----- DATA PROVIDED -----
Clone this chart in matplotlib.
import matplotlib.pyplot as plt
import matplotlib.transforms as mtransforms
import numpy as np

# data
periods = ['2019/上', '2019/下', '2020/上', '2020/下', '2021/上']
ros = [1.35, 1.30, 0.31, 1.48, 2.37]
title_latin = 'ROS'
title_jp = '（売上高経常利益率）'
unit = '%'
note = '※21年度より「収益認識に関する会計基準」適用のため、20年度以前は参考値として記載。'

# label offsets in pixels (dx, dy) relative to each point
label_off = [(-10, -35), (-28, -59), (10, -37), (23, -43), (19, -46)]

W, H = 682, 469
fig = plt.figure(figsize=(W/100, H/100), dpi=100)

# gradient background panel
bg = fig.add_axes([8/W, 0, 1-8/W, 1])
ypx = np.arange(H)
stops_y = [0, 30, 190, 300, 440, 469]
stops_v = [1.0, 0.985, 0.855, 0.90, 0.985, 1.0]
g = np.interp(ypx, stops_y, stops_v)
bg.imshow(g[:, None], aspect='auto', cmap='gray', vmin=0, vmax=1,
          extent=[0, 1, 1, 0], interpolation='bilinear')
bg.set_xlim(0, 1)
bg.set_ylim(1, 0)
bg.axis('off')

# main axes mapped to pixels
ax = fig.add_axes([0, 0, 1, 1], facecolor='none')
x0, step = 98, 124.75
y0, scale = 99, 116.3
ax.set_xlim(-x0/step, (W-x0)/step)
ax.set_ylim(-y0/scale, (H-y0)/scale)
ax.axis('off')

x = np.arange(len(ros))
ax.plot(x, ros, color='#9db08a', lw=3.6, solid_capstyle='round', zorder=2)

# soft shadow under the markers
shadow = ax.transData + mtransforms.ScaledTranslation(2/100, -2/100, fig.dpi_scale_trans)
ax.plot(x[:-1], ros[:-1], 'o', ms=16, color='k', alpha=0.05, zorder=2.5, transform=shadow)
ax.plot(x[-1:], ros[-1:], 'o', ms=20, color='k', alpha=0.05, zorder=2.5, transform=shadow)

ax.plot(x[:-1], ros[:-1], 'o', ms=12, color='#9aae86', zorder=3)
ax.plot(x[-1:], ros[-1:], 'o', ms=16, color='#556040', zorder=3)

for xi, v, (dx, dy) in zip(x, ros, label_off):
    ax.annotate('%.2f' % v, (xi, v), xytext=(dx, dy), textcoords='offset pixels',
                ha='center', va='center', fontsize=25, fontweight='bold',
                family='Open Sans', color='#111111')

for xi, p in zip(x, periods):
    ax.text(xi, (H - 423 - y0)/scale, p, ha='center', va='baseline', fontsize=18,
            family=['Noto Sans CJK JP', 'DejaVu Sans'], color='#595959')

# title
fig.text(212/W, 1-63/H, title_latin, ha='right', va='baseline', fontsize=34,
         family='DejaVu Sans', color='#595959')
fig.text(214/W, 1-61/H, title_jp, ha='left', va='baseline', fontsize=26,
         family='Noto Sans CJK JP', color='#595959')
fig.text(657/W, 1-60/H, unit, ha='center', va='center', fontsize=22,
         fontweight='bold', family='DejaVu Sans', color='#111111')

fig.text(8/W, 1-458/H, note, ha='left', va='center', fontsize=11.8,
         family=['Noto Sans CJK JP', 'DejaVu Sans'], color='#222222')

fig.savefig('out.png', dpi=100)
-----
> _WHAT IS EXPECTED_
Repeat exactly, please, each line from the beginning of the data through the line with "note = '※21年度より「収益認識に関する会計基準」適用のため、20年度以前は参考値として記載。'" in it, and only those lines.

> _WRITTEN RESPONSE_
Clone this chart in matplotlib.
import matplotlib.pyplot as plt
import matplotlib.transforms as mtransforms
import numpy as np

# data
periods = ['2019/上', '2019/下', '2020/上', '2020/下', '2021/上']
ros = [1.35, 1.30, 0.31, 1.48, 2.37]
title_latin = 'ROS'
title_jp = '（売上高経常利益率）'
unit = '%'
note = '※21年度より「収益認識に関する会計基準」適用のため、20年度以前は参考値として記載。'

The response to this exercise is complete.